-- START --

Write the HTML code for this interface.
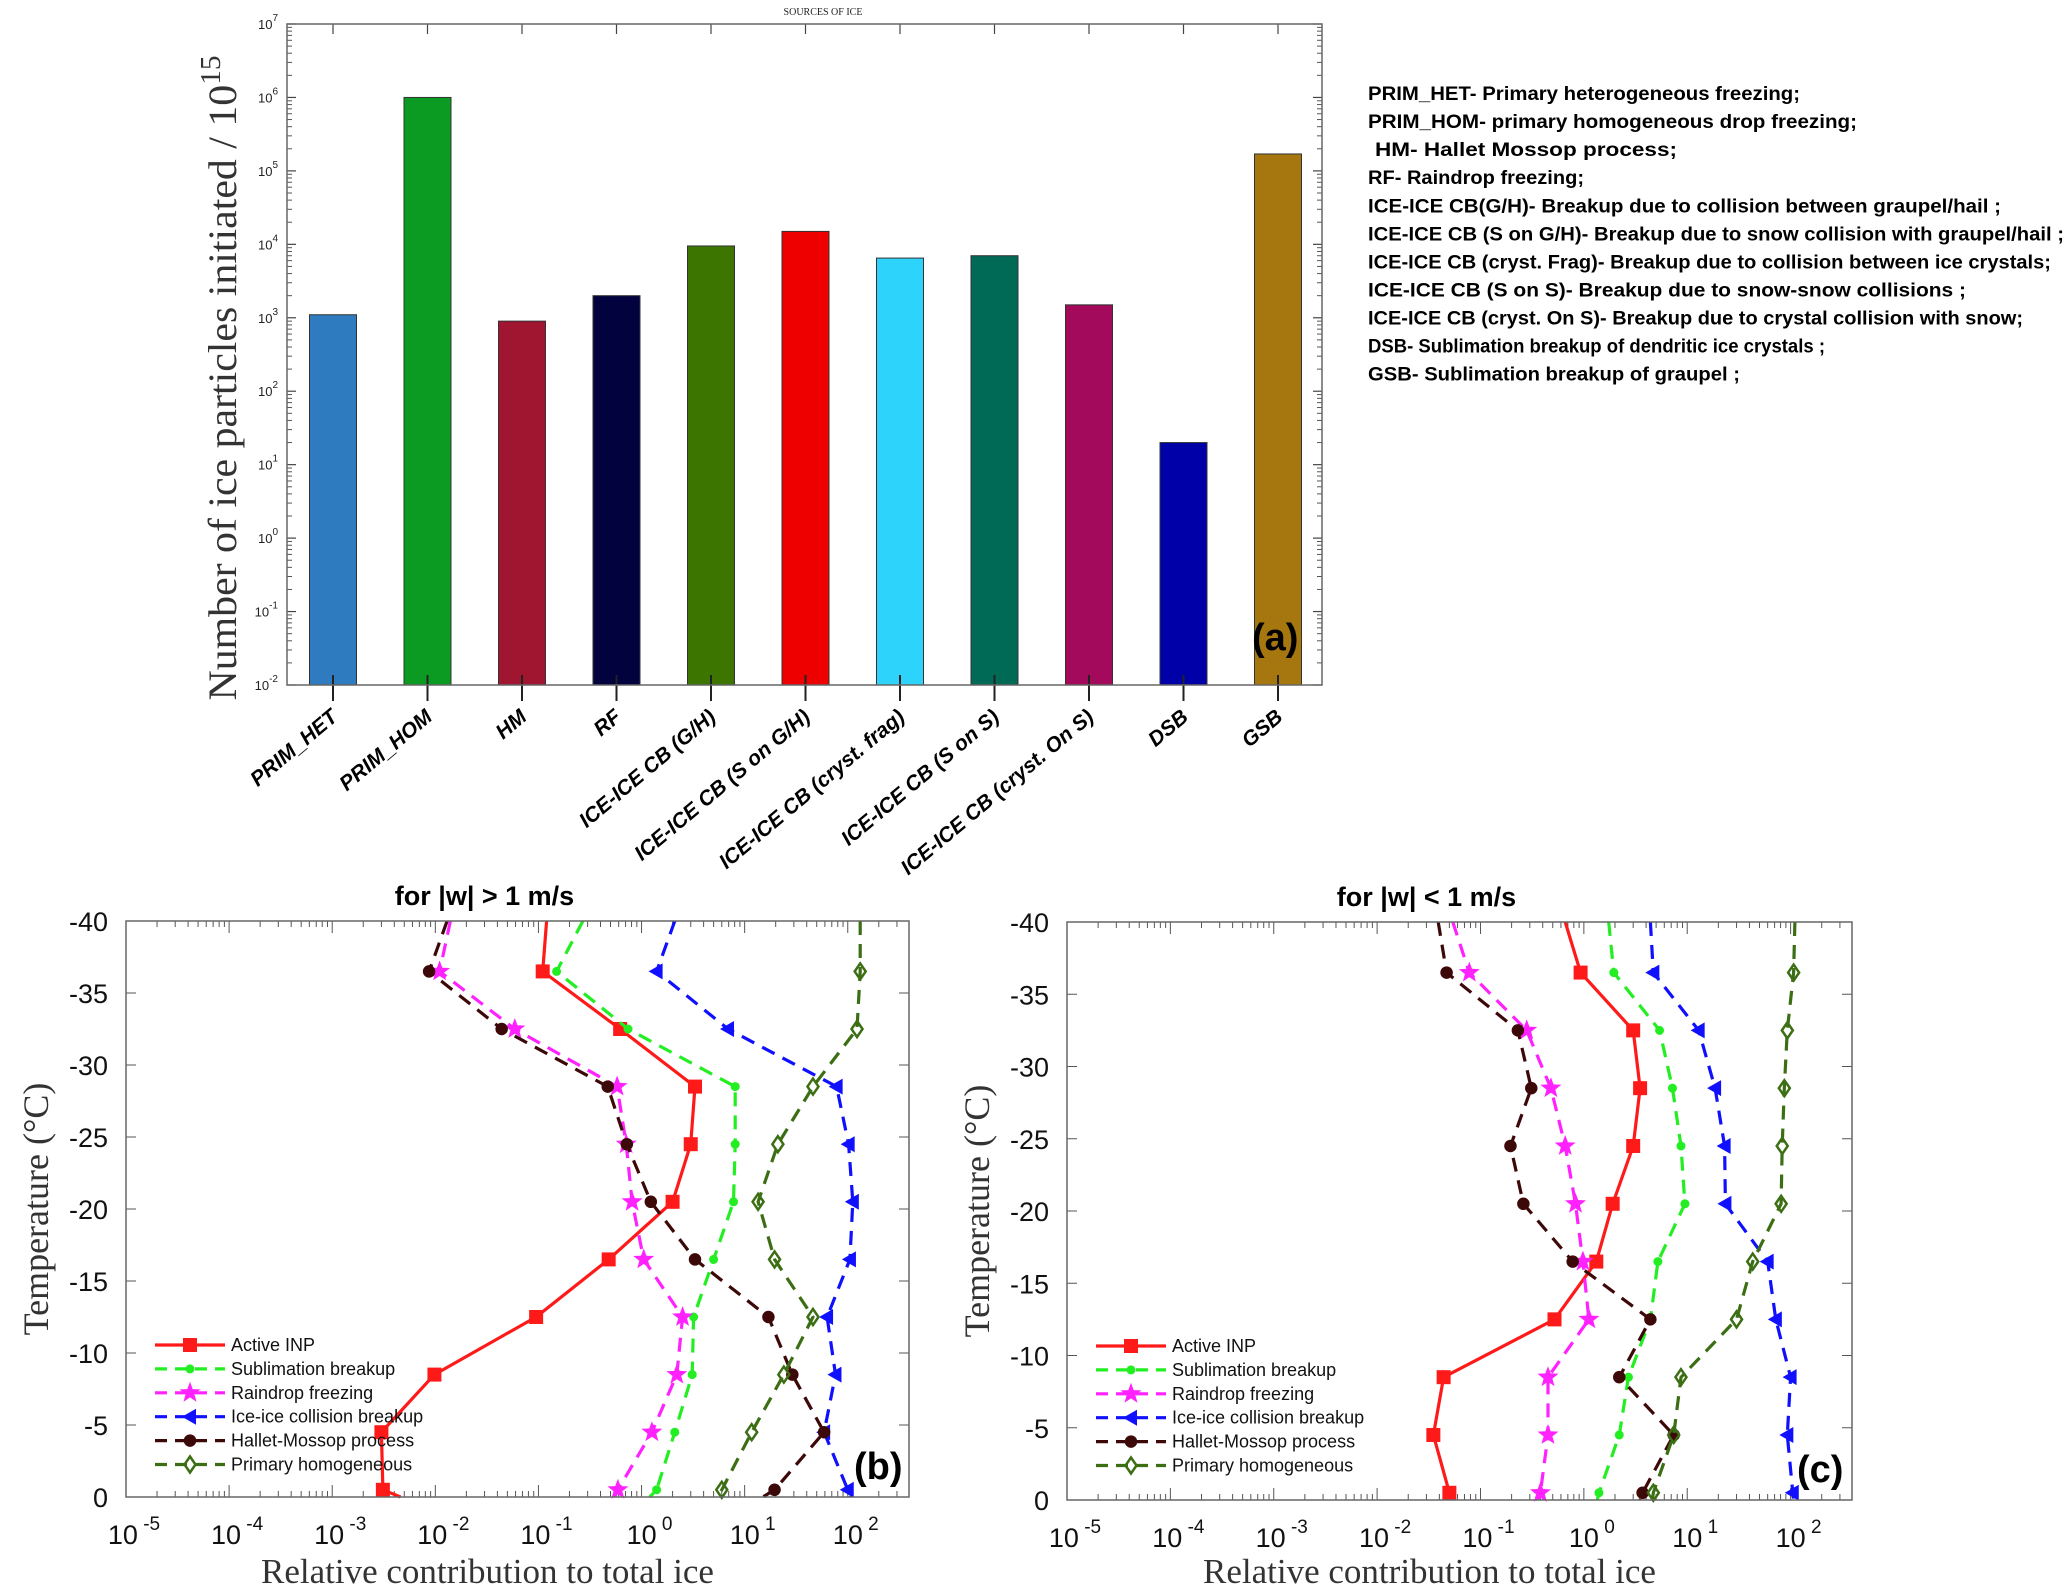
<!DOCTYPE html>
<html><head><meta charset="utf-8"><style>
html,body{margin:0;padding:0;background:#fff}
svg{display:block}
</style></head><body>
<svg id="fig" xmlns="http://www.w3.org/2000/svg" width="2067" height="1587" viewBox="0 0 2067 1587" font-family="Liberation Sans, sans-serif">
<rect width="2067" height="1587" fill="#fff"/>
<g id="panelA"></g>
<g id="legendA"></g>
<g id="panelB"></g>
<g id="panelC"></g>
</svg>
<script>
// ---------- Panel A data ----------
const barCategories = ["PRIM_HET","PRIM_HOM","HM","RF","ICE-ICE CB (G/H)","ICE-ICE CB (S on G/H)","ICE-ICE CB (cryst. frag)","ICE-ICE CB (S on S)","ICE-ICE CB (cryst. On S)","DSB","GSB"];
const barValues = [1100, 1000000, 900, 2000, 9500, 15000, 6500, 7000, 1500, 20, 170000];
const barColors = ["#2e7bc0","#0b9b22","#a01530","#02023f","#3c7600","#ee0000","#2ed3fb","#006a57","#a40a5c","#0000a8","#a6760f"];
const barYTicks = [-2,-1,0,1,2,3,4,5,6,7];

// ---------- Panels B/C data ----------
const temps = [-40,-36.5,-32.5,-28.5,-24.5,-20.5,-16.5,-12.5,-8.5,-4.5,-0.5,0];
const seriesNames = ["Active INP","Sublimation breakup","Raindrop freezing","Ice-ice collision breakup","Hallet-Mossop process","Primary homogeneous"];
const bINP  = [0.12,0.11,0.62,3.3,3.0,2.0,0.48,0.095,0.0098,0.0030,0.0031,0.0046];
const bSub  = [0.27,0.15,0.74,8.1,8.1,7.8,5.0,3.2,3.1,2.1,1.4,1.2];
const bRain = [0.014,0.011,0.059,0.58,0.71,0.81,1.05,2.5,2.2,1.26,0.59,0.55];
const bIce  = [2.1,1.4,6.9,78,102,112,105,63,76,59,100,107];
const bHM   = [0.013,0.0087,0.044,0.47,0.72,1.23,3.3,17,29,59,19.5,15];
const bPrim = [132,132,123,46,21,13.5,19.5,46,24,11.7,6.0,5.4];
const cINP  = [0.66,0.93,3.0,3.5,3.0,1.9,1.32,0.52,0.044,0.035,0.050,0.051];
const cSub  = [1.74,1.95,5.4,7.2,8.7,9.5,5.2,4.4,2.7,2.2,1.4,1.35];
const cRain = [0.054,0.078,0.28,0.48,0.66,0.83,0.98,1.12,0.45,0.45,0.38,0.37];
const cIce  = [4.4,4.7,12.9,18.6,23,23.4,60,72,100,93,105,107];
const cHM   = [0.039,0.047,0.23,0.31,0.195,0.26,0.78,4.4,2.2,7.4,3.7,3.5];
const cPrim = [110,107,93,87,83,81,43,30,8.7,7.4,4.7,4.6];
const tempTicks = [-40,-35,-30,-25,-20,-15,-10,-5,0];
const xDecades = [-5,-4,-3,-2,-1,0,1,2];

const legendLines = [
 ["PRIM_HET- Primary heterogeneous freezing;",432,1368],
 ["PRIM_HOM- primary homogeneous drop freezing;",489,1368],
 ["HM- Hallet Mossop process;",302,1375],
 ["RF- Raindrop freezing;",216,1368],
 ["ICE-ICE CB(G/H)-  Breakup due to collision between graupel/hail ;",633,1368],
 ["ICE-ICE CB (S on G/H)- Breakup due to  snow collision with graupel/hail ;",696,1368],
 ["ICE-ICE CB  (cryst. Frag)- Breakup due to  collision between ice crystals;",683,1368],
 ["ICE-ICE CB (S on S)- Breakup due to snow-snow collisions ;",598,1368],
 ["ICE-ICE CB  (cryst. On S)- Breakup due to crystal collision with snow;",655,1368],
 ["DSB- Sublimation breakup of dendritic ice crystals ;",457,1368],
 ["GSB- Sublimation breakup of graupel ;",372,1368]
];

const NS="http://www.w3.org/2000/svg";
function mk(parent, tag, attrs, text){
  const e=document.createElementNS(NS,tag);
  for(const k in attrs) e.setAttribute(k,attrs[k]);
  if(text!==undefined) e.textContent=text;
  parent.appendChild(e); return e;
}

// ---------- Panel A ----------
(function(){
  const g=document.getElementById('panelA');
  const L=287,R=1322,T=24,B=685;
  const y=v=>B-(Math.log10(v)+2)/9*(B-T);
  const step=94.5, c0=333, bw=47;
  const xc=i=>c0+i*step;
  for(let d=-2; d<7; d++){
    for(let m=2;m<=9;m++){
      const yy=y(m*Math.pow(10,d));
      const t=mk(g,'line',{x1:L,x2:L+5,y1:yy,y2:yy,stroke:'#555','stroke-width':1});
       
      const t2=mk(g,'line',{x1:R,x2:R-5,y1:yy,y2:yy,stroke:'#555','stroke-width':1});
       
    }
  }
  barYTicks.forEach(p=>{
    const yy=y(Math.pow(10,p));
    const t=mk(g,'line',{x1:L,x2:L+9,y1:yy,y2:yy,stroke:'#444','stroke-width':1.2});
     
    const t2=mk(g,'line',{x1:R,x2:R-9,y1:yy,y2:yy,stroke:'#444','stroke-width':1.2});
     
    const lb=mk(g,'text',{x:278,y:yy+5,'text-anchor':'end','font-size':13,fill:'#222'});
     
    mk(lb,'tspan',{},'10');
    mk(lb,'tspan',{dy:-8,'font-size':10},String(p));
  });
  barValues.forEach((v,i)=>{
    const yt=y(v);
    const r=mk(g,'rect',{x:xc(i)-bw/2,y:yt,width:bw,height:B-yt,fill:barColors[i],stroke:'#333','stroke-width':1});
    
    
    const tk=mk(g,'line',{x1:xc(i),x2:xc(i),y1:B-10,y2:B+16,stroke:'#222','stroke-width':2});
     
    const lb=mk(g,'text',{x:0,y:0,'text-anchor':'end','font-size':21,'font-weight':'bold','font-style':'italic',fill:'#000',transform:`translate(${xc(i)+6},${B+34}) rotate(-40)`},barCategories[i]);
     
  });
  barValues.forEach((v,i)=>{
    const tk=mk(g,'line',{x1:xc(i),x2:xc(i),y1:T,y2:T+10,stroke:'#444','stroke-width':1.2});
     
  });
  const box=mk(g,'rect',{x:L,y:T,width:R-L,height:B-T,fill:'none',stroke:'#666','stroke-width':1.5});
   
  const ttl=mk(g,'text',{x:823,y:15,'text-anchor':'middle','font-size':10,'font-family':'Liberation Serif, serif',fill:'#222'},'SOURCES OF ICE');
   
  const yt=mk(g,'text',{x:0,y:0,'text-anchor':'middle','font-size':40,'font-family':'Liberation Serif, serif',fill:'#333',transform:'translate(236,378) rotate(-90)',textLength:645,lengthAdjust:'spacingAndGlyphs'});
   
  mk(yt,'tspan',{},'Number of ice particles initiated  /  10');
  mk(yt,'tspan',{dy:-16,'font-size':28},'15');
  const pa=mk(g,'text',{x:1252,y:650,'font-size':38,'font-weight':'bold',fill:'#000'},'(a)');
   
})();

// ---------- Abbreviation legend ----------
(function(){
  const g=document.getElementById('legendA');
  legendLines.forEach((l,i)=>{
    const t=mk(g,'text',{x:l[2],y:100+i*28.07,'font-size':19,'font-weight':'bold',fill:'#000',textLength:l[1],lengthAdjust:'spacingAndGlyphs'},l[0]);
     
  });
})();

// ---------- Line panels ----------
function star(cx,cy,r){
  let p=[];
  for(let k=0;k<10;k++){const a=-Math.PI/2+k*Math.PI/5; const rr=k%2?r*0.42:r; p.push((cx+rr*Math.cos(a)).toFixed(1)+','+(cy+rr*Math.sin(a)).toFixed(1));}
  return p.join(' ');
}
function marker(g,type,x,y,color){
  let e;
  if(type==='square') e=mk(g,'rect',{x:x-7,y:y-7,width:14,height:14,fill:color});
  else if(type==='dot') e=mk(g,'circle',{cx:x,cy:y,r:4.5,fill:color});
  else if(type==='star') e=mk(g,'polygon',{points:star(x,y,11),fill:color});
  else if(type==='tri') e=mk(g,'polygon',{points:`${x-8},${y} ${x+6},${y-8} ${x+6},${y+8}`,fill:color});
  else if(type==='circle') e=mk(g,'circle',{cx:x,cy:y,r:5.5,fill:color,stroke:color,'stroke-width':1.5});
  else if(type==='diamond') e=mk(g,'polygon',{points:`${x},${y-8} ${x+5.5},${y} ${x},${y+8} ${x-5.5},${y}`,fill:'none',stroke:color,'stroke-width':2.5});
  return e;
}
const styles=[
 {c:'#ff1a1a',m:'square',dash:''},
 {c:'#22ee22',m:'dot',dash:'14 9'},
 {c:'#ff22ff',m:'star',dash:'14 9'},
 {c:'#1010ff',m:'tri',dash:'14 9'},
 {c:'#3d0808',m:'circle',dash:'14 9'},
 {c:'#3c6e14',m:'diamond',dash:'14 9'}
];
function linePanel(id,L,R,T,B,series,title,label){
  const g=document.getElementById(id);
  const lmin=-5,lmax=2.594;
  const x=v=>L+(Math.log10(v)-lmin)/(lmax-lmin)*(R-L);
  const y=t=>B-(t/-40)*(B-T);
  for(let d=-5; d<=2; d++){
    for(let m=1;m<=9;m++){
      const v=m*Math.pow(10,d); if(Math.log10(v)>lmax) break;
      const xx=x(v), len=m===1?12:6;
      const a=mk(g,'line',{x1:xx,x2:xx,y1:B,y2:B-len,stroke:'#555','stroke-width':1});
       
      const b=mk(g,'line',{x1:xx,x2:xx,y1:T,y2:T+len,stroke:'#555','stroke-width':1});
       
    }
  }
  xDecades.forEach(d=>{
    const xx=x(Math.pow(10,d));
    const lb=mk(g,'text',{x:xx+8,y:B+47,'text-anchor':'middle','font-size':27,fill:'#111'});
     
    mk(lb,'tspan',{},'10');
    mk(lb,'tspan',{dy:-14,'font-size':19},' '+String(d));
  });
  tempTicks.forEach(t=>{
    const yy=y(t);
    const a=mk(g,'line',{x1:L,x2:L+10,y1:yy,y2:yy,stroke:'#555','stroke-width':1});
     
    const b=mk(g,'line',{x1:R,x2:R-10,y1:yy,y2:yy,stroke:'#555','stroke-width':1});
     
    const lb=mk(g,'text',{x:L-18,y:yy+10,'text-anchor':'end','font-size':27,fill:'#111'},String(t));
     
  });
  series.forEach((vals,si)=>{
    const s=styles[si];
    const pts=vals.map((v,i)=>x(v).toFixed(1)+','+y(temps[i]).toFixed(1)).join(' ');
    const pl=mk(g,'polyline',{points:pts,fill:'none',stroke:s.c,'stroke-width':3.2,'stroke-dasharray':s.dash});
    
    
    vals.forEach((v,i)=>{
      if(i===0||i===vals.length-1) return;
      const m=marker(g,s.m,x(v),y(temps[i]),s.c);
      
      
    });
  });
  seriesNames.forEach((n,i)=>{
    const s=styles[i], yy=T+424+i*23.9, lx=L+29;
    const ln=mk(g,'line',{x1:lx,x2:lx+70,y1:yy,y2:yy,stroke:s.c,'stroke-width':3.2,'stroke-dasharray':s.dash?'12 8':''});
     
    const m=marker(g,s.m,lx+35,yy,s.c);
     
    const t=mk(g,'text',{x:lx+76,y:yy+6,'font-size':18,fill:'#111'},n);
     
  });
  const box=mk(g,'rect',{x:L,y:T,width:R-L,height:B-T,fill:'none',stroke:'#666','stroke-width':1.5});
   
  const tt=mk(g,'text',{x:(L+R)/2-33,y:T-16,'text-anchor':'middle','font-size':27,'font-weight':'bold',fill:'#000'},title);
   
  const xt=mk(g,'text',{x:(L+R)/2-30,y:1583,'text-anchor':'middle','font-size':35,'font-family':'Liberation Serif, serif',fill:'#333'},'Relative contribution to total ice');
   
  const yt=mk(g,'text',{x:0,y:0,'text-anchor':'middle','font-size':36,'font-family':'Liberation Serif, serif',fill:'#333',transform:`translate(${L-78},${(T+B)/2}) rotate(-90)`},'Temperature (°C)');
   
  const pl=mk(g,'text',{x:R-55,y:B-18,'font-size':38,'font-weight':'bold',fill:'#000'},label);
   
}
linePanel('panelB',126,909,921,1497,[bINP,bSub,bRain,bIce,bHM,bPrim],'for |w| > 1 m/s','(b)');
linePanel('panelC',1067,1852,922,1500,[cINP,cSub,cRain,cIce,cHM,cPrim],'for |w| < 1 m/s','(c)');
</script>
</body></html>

-- END --

What is being asked:
The lines from the start of the data through the line that contains "const barYTicks = [-2,-1,0,1,2,3,4,5,6,7];" are to be returned exactly, please, with both ends included and every picture left out.

Task answer:
Write the HTML code for this interface.
<!DOCTYPE html>
<html><head><meta charset="utf-8"><style>
html,body{margin:0;padding:0;background:#fff}
svg{display:block}
</style></head><body>
<svg id="fig" xmlns="http://www.w3.org/2000/svg" width="2067" height="1587" viewBox="0 0 2067 1587" font-family="Liberation Sans, sans-serif">
<rect width="2067" height="1587" fill="#fff"/>
<g id="panelA"></g>
<g id="legendA"></g>
<g id="panelB"></g>
<g id="panelC"></g>
</svg>
<script>
// ---------- Panel A data ----------
const barCategories = ["PRIM_HET","PRIM_HOM","HM","RF","ICE-ICE CB (G/H)","ICE-ICE CB (S on G/H)","ICE-ICE CB (cryst. frag)","ICE-ICE CB (S on S)","ICE-ICE CB (cryst. On S)","DSB","GSB"];
const barValues = [1100, 1000000, 900, 2000, 9500, 15000, 6500, 7000, 1500, 20, 170000];
const barColors = ["#2e7bc0","#0b9b22","#a01530","#02023f","#3c7600","#ee0000","#2ed3fb","#006a57","#a40a5c","#0000a8","#a6760f"];
const barYTicks = [-2,-1,0,1,2,3,4,5,6,7];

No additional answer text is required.